_Instruction_. Reproduce all the lines exactly as they stand, apart from the pictures.

_Provided data_.
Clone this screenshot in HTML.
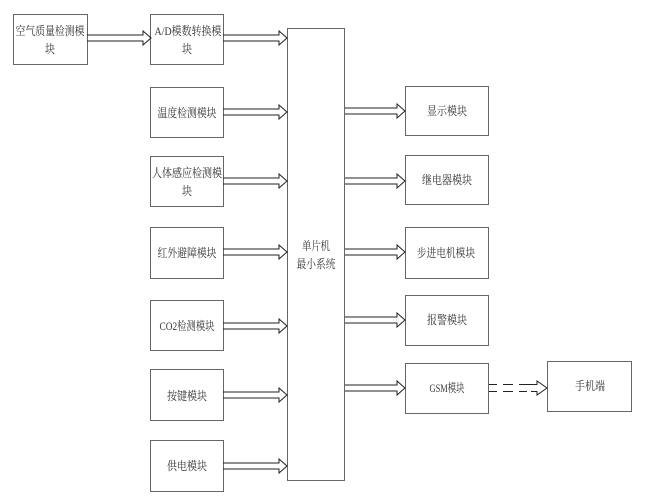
<!DOCTYPE html>
<html><head><meta charset="utf-8"><style>
html,body{margin:0;padding:0;background:#fff;}
svg{display:block;}
text{font-family:"Liberation Serif","Noto Serif CJK SC",serif;font-size:12px;fill:#333;}
</style></head><body>
<svg width="658" height="499" viewBox="0 0 658 499" xmlns="http://www.w3.org/2000/svg">
<defs>
<g id="arr"><polyline points="0,-3 56,-3 56,-7 64,0 56,7 56,3 0,3" fill="none" stroke="#222" stroke-width="1"/></g>
<g id="arr2"><polyline points="0,-3 52,-3 52,-7 60,0 52,7 52,3 0,3" fill="none" stroke="#222" stroke-width="1"/></g>
</defs>
<g fill="#fff" stroke="#666" stroke-width="1">
<rect x="13.5" y="14.5" width="74" height="50"/>
<rect x="150.5" y="14.5" width="73" height="50"/>
<rect x="150.5" y="87.5" width="73" height="50"/>
<rect x="150.5" y="156.5" width="73" height="50"/>
<rect x="150.5" y="227.5" width="73" height="51"/>
<rect x="150.5" y="300.5" width="73" height="50"/>
<rect x="150.5" y="369.5" width="73" height="51"/>
<rect x="150.5" y="440.5" width="73" height="51"/>
<rect x="287.5" y="28.5" width="57" height="452"/>
<rect x="405.5" y="86.5" width="83" height="49"/>
<rect x="405.5" y="155.5" width="83" height="49"/>
<rect x="405.5" y="227.5" width="83" height="51"/>
<rect x="405.5" y="295.5" width="83" height="50"/>
<rect x="405.5" y="363.5" width="83" height="50"/>
<rect x="547.5" y="361.5" width="84" height="50"/>
</g>
<use href="#arr" x="87" y="38"/>
<use href="#arr" x="223" y="38"/>
<use href="#arr" x="223" y="112"/>
<use href="#arr" x="223" y="181"/>
<use href="#arr" x="223" y="252"/>
<use href="#arr" x="223" y="326"/>
<use href="#arr" x="223" y="395"/>
<use href="#arr" x="223" y="466"/>
<use href="#arr2" x="345" y="111"/>
<use href="#arr2" x="345" y="181"/>
<use href="#arr2" x="345" y="252"/>
<use href="#arr2" x="345" y="320"/>
<use href="#arr2" x="345" y="388"/>
<g stroke="#222" stroke-width="1" fill="none">
<path d="M489,384.5 h8 M503,384.5 h10 M519,384.5 h10 M489,391.5 h8 M503,391.5 h10 M519,391.5 h8"/>
<polyline points="529,384.5 537,384.5 537,381 547,388 537,395 537,391.5 531,391.5"/>
</g>
<g text-anchor="middle" lengthAdjust="spacingAndGlyphs">
<text x="50" y="35" textLength="69" lengthAdjust="spacingAndGlyphs">空气质量检测模</text><text x="50" y="53" textLength="10" lengthAdjust="spacingAndGlyphs">块</text>
<text x="188" y="35" textLength="67" lengthAdjust="spacingAndGlyphs">A/D模数转换模</text><text x="187" y="53" textLength="10" lengthAdjust="spacingAndGlyphs">块</text>
<text x="187" y="117" textLength="59" lengthAdjust="spacingAndGlyphs">温度检测模块</text>
<text x="187" y="177" textLength="70" lengthAdjust="spacingAndGlyphs">人体感应检测模</text><text x="187" y="195" textLength="10" lengthAdjust="spacingAndGlyphs">块</text>
<text x="187" y="257" textLength="59" lengthAdjust="spacingAndGlyphs">红外避障模块</text>
<text x="187" y="330" textLength="55" lengthAdjust="spacingAndGlyphs">CO2检测模块</text>
<text x="187" y="400" textLength="40" lengthAdjust="spacingAndGlyphs">按键模块</text>
<text x="187" y="470" textLength="40" lengthAdjust="spacingAndGlyphs">供电模块</text>
<text x="316" y="250" textLength="28" lengthAdjust="spacingAndGlyphs">单片机</text><text x="316" y="268" textLength="39" lengthAdjust="spacingAndGlyphs">最小系统</text>
<text x="447" y="115" textLength="40" lengthAdjust="spacingAndGlyphs">显示模块</text>
<text x="447" y="184" textLength="50" lengthAdjust="spacingAndGlyphs">继电器模块</text>
<text x="446" y="257" textLength="58" lengthAdjust="spacingAndGlyphs">步进电机模块</text>
<text x="447" y="324" textLength="40" lengthAdjust="spacingAndGlyphs">报警模块</text>
<text x="447" y="392" textLength="35" lengthAdjust="spacingAndGlyphs">GSM模块</text>
<text x="590" y="390" textLength="30" lengthAdjust="spacingAndGlyphs">手机端</text>
</g>
</svg>
</body></html>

_Solution to this task_.
Clone this screenshot in HTML.
<!DOCTYPE html>
<html><head><meta charset="utf-8"><style>
html,body{margin:0;padding:0;background:#fff;}
svg{display:block;}
text{font-family:"Liberation Serif","Noto Serif CJK SC",serif;font-size:12px;fill:#333;}
</style></head><body>
<svg width="658" height="499" viewBox="0 0 658 499" xmlns="http://www.w3.org/2000/svg">
<defs>
<g id="arr"><polyline points="0,-3 56,-3 56,-7 64,0 56,7 56,3 0,3" fill="none" stroke="#222" stroke-width="1"/></g>
<g id="arr2"><polyline points="0,-3 52,-3 52,-7 60,0 52,7 52,3 0,3" fill="none" stroke="#222" stroke-width="1"/></g>
</defs>
<g fill="#fff" stroke="#666" stroke-width="1">
<rect x="13.5" y="14.5" width="74" height="50"/>
<rect x="150.5" y="14.5" width="73" height="50"/>
<rect x="150.5" y="87.5" width="73" height="50"/>
<rect x="150.5" y="156.5" width="73" height="50"/>
<rect x="150.5" y="227.5" width="73" height="51"/>
<rect x="150.5" y="300.5" width="73" height="50"/>
<rect x="150.5" y="369.5" width="73" height="51"/>
<rect x="150.5" y="440.5" width="73" height="51"/>
<rect x="287.5" y="28.5" width="57" height="452"/>
<rect x="405.5" y="86.5" width="83" height="49"/>
<rect x="405.5" y="155.5" width="83" height="49"/>
<rect x="405.5" y="227.5" width="83" height="51"/>
<rect x="405.5" y="295.5" width="83" height="50"/>
<rect x="405.5" y="363.5" width="83" height="50"/>
<rect x="547.5" y="361.5" width="84" height="50"/>
</g>
<use href="#arr" x="87" y="38"/>
<use href="#arr" x="223" y="38"/>
<use href="#arr" x="223" y="112"/>
<use href="#arr" x="223" y="181"/>
<use href="#arr" x="223" y="252"/>
<use href="#arr" x="223" y="326"/>
<use href="#arr" x="223" y="395"/>
<use href="#arr" x="223" y="466"/>
<use href="#arr2" x="345" y="111"/>
<use href="#arr2" x="345" y="181"/>
<use href="#arr2" x="345" y="252"/>
<use href="#arr2" x="345" y="320"/>
<use href="#arr2" x="345" y="388"/>
<g stroke="#222" stroke-width="1" fill="none">
<path d="M489,384.5 h8 M503,384.5 h10 M519,384.5 h10 M489,391.5 h8 M503,391.5 h10 M519,391.5 h8"/>
<polyline points="529,384.5 537,384.5 537,381 547,388 537,395 537,391.5 531,391.5"/>
</g>
<g text-anchor="middle" lengthAdjust="spacingAndGlyphs">
<text x="50" y="35" textLength="69" lengthAdjust="spacingAndGlyphs">空气质量检测模</text><text x="50" y="53" textLength="10" lengthAdjust="spacingAndGlyphs">块</text>
<text x="188" y="35" textLength="67" lengthAdjust="spacingAndGlyphs">A/D模数转换模</text><text x="187" y="53" textLength="10" lengthAdjust="spacingAndGlyphs">块</text>
<text x="187" y="117" textLength="59" lengthAdjust="spacingAndGlyphs">温度检测模块</text>
<text x="187" y="177" textLength="70" lengthAdjust="spacingAndGlyphs">人体感应检测模</text><text x="187" y="195" textLength="10" lengthAdjust="spacingAndGlyphs">块</text>
<text x="187" y="257" textLength="59" lengthAdjust="spacingAndGlyphs">红外避障模块</text>
<text x="187" y="330" textLength="55" lengthAdjust="spacingAndGlyphs">CO2检测模块</text>
<text x="187" y="400" textLength="40" lengthAdjust="spacingAndGlyphs">按键模块</text>
<text x="187" y="470" textLength="40" lengthAdjust="spacingAndGlyphs">供电模块</text>
<text x="316" y="250" textLength="28" lengthAdjust="spacingAndGlyphs">单片机</text><text x="316" y="268" textLength="39" lengthAdjust="spacingAndGlyphs">最小系统</text>
<text x="447" y="115" textLength="40" lengthAdjust="spacingAndGlyphs">显示模块</text>
<text x="447" y="184" textLength="50" lengthAdjust="spacingAndGlyphs">继电器模块</text>
<text x="446" y="257" textLength="58" lengthAdjust="spacingAndGlyphs">步进电机模块</text>
<text x="447" y="324" textLength="40" lengthAdjust="spacingAndGlyphs">报警模块</text>
<text x="447" y="392" textLength="35" lengthAdjust="spacingAndGlyphs">GSM模块</text>
<text x="590" y="390" textLength="30" lengthAdjust="spacingAndGlyphs">手机端</text>
</g>
</svg>
</body></html>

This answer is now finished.